Es cierto que el manejo de la pandemia por parte del Estado nacional fue pésimo. Es verdad que las vacunas no se compraron en tiempo y forma. Y también hay que reconocer que los trastornos económicos y mentales del aislamiento no fueron tenidos en cuenta.

Aclarados estos puntos, los nueve días de restricciones que debían respetarse en Mendoza mostraron una apatía social y una falta de solidaridad absoluta. Y no se trata de quienes, agobiados por no poder dejar de trabajar un día, tuvieron que salir sí o sí a ganarse un plato de comida. A ellos no se los puede criticar. A esta altura, ya nadie puede señalar cuál trabajo es esencial y cuál no. Y, mucho menos, si ese listado es confeccionado por funcionarios que siguen viviendo como privilegiados en un país cada vez más pobre.

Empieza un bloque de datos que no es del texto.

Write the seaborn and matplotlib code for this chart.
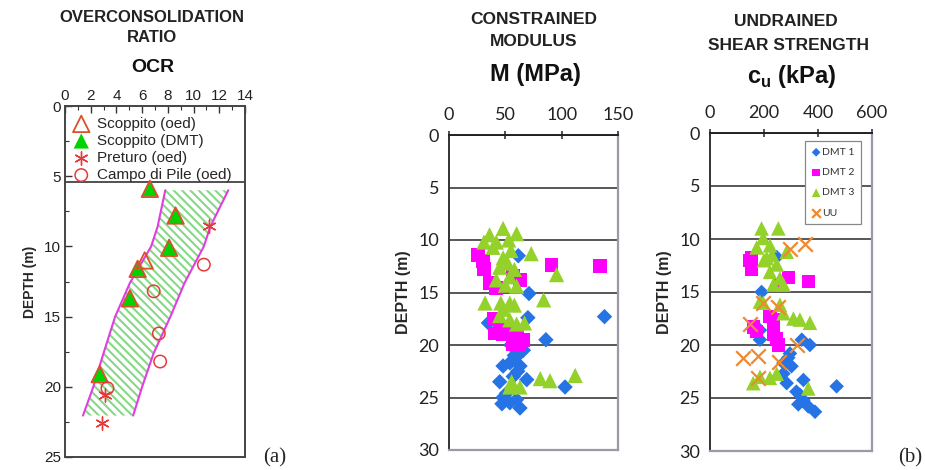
import numpy as np
import pandas as pd
import matplotlib
matplotlib.use("Agg")
import matplotlib.pyplot as plt
import seaborn as sns

# ---------------- data: panel (a) OCR ----------------
scop_oed_ocr = [6.6, 8.6, 8.1, 6.2, 5.65, 5.05, 2.7]
scop_oed_z = [5.9, 7.8, 10.1, 11.0, 11.6, 13.7, 19.1]
scop_dmt_ocr = [6.6, 8.6, 8.1, 5.65, 5.05, 2.7]
scop_dmt_z = [5.9, 7.8, 10.1, 11.6, 13.7, 19.1]
pret_ocr = [11.2, 3.1, 2.9]
pret_z = [8.55, 20.6, 22.6]
campo_ocr = [10.8, 6.9, 7.3, 7.4, 3.3]
campo_z = [11.3, 13.2, 16.2, 18.2, 20.1]
band_z = [6.0, 8.6, 10.0, 12.6, 15.0, 17.6, 20.0, 22.05]
band_lo = [7.8, 7.2, 6.7, 5.05, 3.9, 3.0, 2.2, 1.4]
band_hi = [12.7, 11.3, 10.8, 9.3, 8.2, 6.9, 6.0, 5.3]
ocr_ticks = [0, 2, 4, 6, 8, 10, 12, 14]
depth_ticks_a = [0, 5, 10, 15, 20, 25]

# ---------------- data: panel (b) constrained modulus M (MPa) ----------------
m_dmt1 = [61.5, 71, 138, 35, 70, 86, 66, 60, 54, 48, 63, 61, 69, 45, 103, 51, 48, 60, 47, 54, 63, 57, 55, 58]
z_m_dmt1 = [11.5, 15.1, 17.3, 17.9, 17.4, 19.5, 20.5, 21.1, 21.7, 22.0, 22.0, 22.5, 23.3, 23.5, 24.0, 24.6, 25.0, 25.2, 25.6, 25.5, 26.0, 23.0, 20.0, 21.0]
m_dmt2 = [26, 30, 31, 91, 134, 36, 42, 57, 63, 41, 45, 51, 60, 66, 57, 48, 40, 62]
z_m_dmt2 = [11.4, 12.0, 12.8, 12.4, 12.5, 14.1, 14.6, 13.4, 13.8, 18.9, 18.4, 18.7, 19.2, 19.5, 19.9, 19.0, 17.5, 20.0]
m_dmt3 = [48, 60, 36, 31, 42, 53, 39, 73, 48, 55, 45, 52, 58, 95.5, 54, 42, 50, 60, 32, 46, 54, 58, 84, 48, 54, 67, 60, 45, 81, 89.6, 112, 55.6, 63, 54]
z_m_dmt3 = [8.9, 9.4, 9.5, 10.2, 10.2, 10.0, 10.7, 11.3, 11.7, 11.0, 12.6, 12.2, 12.8, 13.3, 13.5, 13.8, 14.3, 14.4, 16.0, 16.0, 16.0, 16.2, 15.7, 16.6, 17.6, 17.9, 18.0, 17.2, 23.2, 23.4, 22.9, 23.5, 24.0, 24.0]
m_ticks = [0, 50, 100, 150]

# ---------------- data: panel (c) undrained shear strength cu (kPa) ----------------
cu_dmt1 = [247, 191, 185, 185, 340, 370, 296, 272, 302, 272, 284, 346, 469, 333, 346, 327, 364, 389, 290, 320]
z_cu_dmt1 = [11.7, 15.0, 18.6, 19.5, 19.5, 20.0, 20.8, 21.7, 22.0, 22.7, 23.6, 23.3, 23.9, 24.7, 25.2, 25.6, 25.8, 26.3, 21.2, 24.4]
cu_dmt2 = [154, 154, 148, 154, 290, 364, 173, 235, 247, 253, 235, 222, 235, 160, 260]
z_cu_dmt2 = [11.8, 12.4, 12.0, 12.9, 13.6, 14.0, 18.7, 17.9, 19.4, 20.0, 19.0, 17.3, 17.6, 18.3, 14.4]
cu_dmt3 = [191, 253, 197, 222, 173, 284, 210, 247, 222, 259, 235, 272, 185, 197, 259, 272, 309, 333, 370, 185, 222, 247, 160, 364, 200, 230]
z_cu_dmt3 = [9.0, 9.0, 9.9, 10.6, 10.8, 11.2, 11.8, 12.4, 13.1, 13.7, 14.3, 14.3, 15.9, 16.0, 16.2, 17.0, 17.5, 17.6, 17.9, 23.0, 23.1, 22.7, 23.6, 24.1, 12.0, 11.5]
cu_uu = [296, 352, 197, 253, 148, 324, 123, 176, 256, 176]
z_cu_uu = [10.9, 10.5, 16.0, 16.4, 18.0, 20.0, 21.2, 21.0, 21.6, 23.1]
cu_ticks = [0, 200, 400, 600]
depth_ticks_bc = [0, 5, 10, 15, 20, 25, 30]

# ---------------- style ----------------
sns.set_style("white")
plt.rcParams["font.family"] = ["Liberation Sans", "DejaVu Sans"]
plt.rcParams["mathtext.fontset"] = "custom"
plt.rcParams["mathtext.rm"] = "Liberation Sans"
plt.rcParams["mathtext.bf"] = "Liberation Sans:bold"
plt.rcParams["hatch.linewidth"] = 1.5

W, H = 925, 470
fig = plt.figure(figsize=(W / 100, H / 100), dpi=100)


def ax_at(x0, y0, x1, y1):
    return fig.add_axes([x0 / W, 1 - y1 / H, (x1 - x0) / W, (y1 - y0) / H])


RED = "#E8393A"
GREEN_A = "#00D400"
MAG_LINE = "#E23CE2"
HATCH = "#86D886"
BLUE = "#2673E6"
MAGENTA = "#FF00FF"
LIME = "#94D12A"
ORANGE = "#F0882E"

# ================= panel (a) =================
axa = ax_at(65, 106, 245, 457)
axa.fill_betweenx(band_z, band_lo, band_hi, facecolor="none", edgecolor=HATCH,
                  hatch="\\\\\\\\", linewidth=0)
band_df = pd.DataFrame({"z": band_z, "lo": band_lo, "hi": band_hi})
sns.lineplot(data=band_df, x="lo", y="z", sort=False, estimator=None, color=MAG_LINE,
             lw=1.5, ax=axa, orient="y")
sns.lineplot(data=band_df, x="hi", y="z", sort=False, estimator=None, color=MAG_LINE,
             lw=1.5, ax=axa, orient="y")

sns.scatterplot(x=scop_dmt_ocr, y=scop_dmt_z, marker="^", s=120, color=GREEN_A,
                edgecolor="none", ax=axa, label="Scoppito (DMT)", zorder=3)
sns.scatterplot(x=scop_oed_ocr, y=scop_oed_z, marker="^", s=140, facecolor="none",
                edgecolor="#D9502A", linewidth=1.3, ax=axa, label="Scoppito (oed)", zorder=4)
sns.scatterplot(x=pret_ocr, y=pret_z, marker=(6, 2, 0), s=90, color=RED,
                linewidth=1.0, ax=axa, label="Preturo (oed)", zorder=4)
sns.scatterplot(x=campo_ocr, y=campo_z, marker="o", s=80, facecolor="none",
                edgecolor=RED, linewidth=1.1, ax=axa, label="Campo di Pile (oed)", zorder=4)

axa.axhline(5.4, color="#333333", lw=1.2)
axa.set_xlim(0, 14)
axa.set_ylim(25, 0)
axa.set_xticks(ocr_ticks)
axa.set_xticks(np.arange(0, 15, 1), minor=True)
axa.set_yticks(depth_ticks_a)
axa.set_yticks(np.arange(0, 26, 2.5), minor=True)
axa.xaxis.tick_top()
axa.tick_params(axis="both", which="major", direction="in", length=5, width=1,
                labelsize=11, colors="#333333", labelcolor="#222222")
axa.tick_params(axis="both", which="minor", direction="in", length=3, width=0.8,
                colors="#333333")
axa.tick_params(axis="x", which="both", top=True, bottom=False, pad=2)
axa.tick_params(axis="y", which="both", left=True, right=False, pad=3)
for sp in axa.spines.values():
    sp.set_color("#444444")
    sp.set_linewidth(1.4)
axa.set_xlabel("")
axa.set_ylabel("DEPTH (m)", fontsize=10, fontweight="bold", labelpad=5)

handles, labels = axa.get_legend_handles_labels()
order = [labels.index(l) for l in ["Scoppito (oed)", "Scoppito (DMT)", "Preturo (oed)",
                                   "Campo di Pile (oed)"]]
axa.legend([handles[i] for i in order], [labels[i] for i in order], loc="upper left",
           bbox_to_anchor=(-0.02, 0.995), frameon=False, fontsize=11, handletextpad=0.3,
           labelspacing=0.2, borderaxespad=0.2, handlelength=1.4)

fig.text(152 / W, 1 - 18 / H, "OVERCONSOLIDATION", ha="center", va="center",
         fontsize=12, fontweight="bold", color="#222222")
fig.text(152 / W, 1 - 38 / H, "RATIO", ha="center", va="center",
         fontsize=12, fontweight="bold", color="#222222")
fig.text(153 / W, 1 - 67 / H, "OCR", ha="center", va="center",
         fontsize=14, fontweight="bold", color="#111111")
fig.text(275 / W, 1 - 458 / H, "(a)", ha="center", va="center", fontsize=15,
         family=["Liberation Serif", "DejaVu Serif"])


def style_bc(ax, xticks, xlim):
    ax.set_xlim(*xlim)
    ax.set_ylim(30, 0)
    ax.set_xticks(xticks)
    ax.set_yticks(depth_ticks_bc)
    ax.xaxis.tick_top()
    ax.yaxis.grid(True, color="#4a4a4a", lw=1.3)
    ax.xaxis.grid(False)
    ax.set_axisbelow(True)
    ax.tick_params(axis="x", direction="inout", length=6, width=1.2, pad=6,
                   labelsize=13, colors="#333333", labelcolor="#222222")
    ax.tick_params(axis="y", direction="inout", length=6, width=1.2, pad=4,
                   labelsize=13, colors="#333333", labelcolor="#222222")
    for lab in ax.get_xticklabels() + ax.get_yticklabels():
        lab.set_family(["Lato", "DejaVu Sans"])
    ax.spines["top"].set_color("#222222")
    ax.spines["top"].set_linewidth(1.4)
    ax.spines["left"].set_color("#333333")
    ax.spines["left"].set_linewidth(1.4)
    ax.spines["right"].set_color("#9a9aa6")
    ax.spines["right"].set_linewidth(1.6)
    ax.spines["bottom"].set_color("#9a9aa6")
    ax.spines["bottom"].set_linewidth(1.6)
    ax.set_xlabel("")
    ax.set_ylabel("DEPTH (m)", fontsize=11.5, fontweight="bold", labelpad=5)


# ================= panel (b) =================
axb = ax_at(449, 135, 618, 450)
sns.scatterplot(x=m_dmt1, y=z_m_dmt1, marker="D", s=62, color=BLUE, edgecolor="none",
                ax=axb, label="DMT 1", zorder=3)
sns.scatterplot(x=m_dmt2, y=z_m_dmt2, marker="s", s=100, color=MAGENTA, edgecolor="none",
                ax=axb, label="DMT 2", zorder=3)
sns.scatterplot(x=m_dmt3, y=z_m_dmt3, marker="^", s=120, color=LIME, edgecolor="none",
                ax=axb, label="DMT 3", zorder=3)
axb.get_legend().remove()
style_bc(axb, m_ticks, (0, 150))

fig.text(534 / W, 1 - 20 / H, "CONSTRAINED", ha="center", va="center",
         fontsize=12.5, fontweight="bold", color="#222222")
fig.text(534 / W, 1 - 41 / H, "MODULUS", ha="center", va="center",
         fontsize=12.5, fontweight="bold", color="#222222")
fig.text(535 / W, 1 - 75 / H, "M (MPa)", ha="center", va="center",
         fontsize=17, fontweight="bold", color="#111111")

# ================= panel (c) =================
axc = ax_at(710, 133, 872, 451)
sns.scatterplot(x=cu_dmt1, y=z_cu_dmt1, marker="D", s=55, color=BLUE, edgecolor="none",
                ax=axc, label="DMT 1", zorder=3)
sns.scatterplot(x=cu_dmt2, y=z_cu_dmt2, marker="s", s=90, color=MAGENTA, edgecolor="none",
                ax=axc, label="DMT 2", zorder=3)
sns.scatterplot(x=cu_dmt3, y=z_cu_dmt3, marker="^", s=110, color=LIME, edgecolor="none",
                ax=axc, label="DMT 3", zorder=3)
sns.scatterplot(x=cu_uu, y=z_cu_uu, marker="x", s=110, color=ORANGE, linewidth=1.6,
                ax=axc, label="UU", zorder=4)
style_bc(axc, cu_ticks, (0, 600))
leg = axc.legend(loc="upper right", bbox_to_anchor=(0.945, 0.98), fontsize=7.5,
                 frameon=True, fancybox=False, edgecolor="#888888", framealpha=1,
                 markerscale=0.6, handletextpad=0.1, handlelength=1.0,
                 labelspacing=1.05, borderpad=0.6, borderaxespad=0.2)
leg.get_frame().set_linewidth(0.9)
for t in leg.get_texts():
    t.set_family(["Lato", "DejaVu Sans"])
    t.set_color("#333333")

fig.text(786 / W, 1 - 22 / H, "UNDRAINED", ha="center", va="center",
         fontsize=12.5, fontweight="bold", color="#222222")
fig.text(789 / W, 1 - 45 / H, "SHEAR STRENGTH", ha="center", va="center",
         fontsize=12.5, fontweight="bold", color="#222222")
fig.text(792 / W, 1 - 76 / H, r"c$_{\mathbf{u}}$ (kPa)", ha="center", va="center",
         fontsize=17, fontweight="bold", color="#111111")
fig.text(910 / W, 1 - 458 / H, "(b)", ha="center", va="center", fontsize=15,
         family=["Liberation Serif", "DejaVu Serif"])

fig.savefig("out.png", dpi=100)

El problema pasó por quienes no pudieron dejar de hacer reuniones sociales, fiestas clandestinas o encuentros que implicaban riesgo de contagio. Eran solamente nueve días. No más. No afectaba a nadie. Y encima, sin ningún protocolo de prevención.

Nadie quiere estar encerrado, y mucho menos si se trata del único recurso con que cuentan quienes debían gestionar mejor la crisis originada por la pandemia. De ellos no se puede esperar más nada.

Pero tampoco se puede olvidar que la idea de salud pública compromete a todos. Que más allá de los errores del Gobierno y de cuestionar las normas, hay un dato objetivo: los casos son muchos y el sistema sanitario atraviesa un pico de estrés. Sólo por eso valía la pena dejar los festejos para otro día.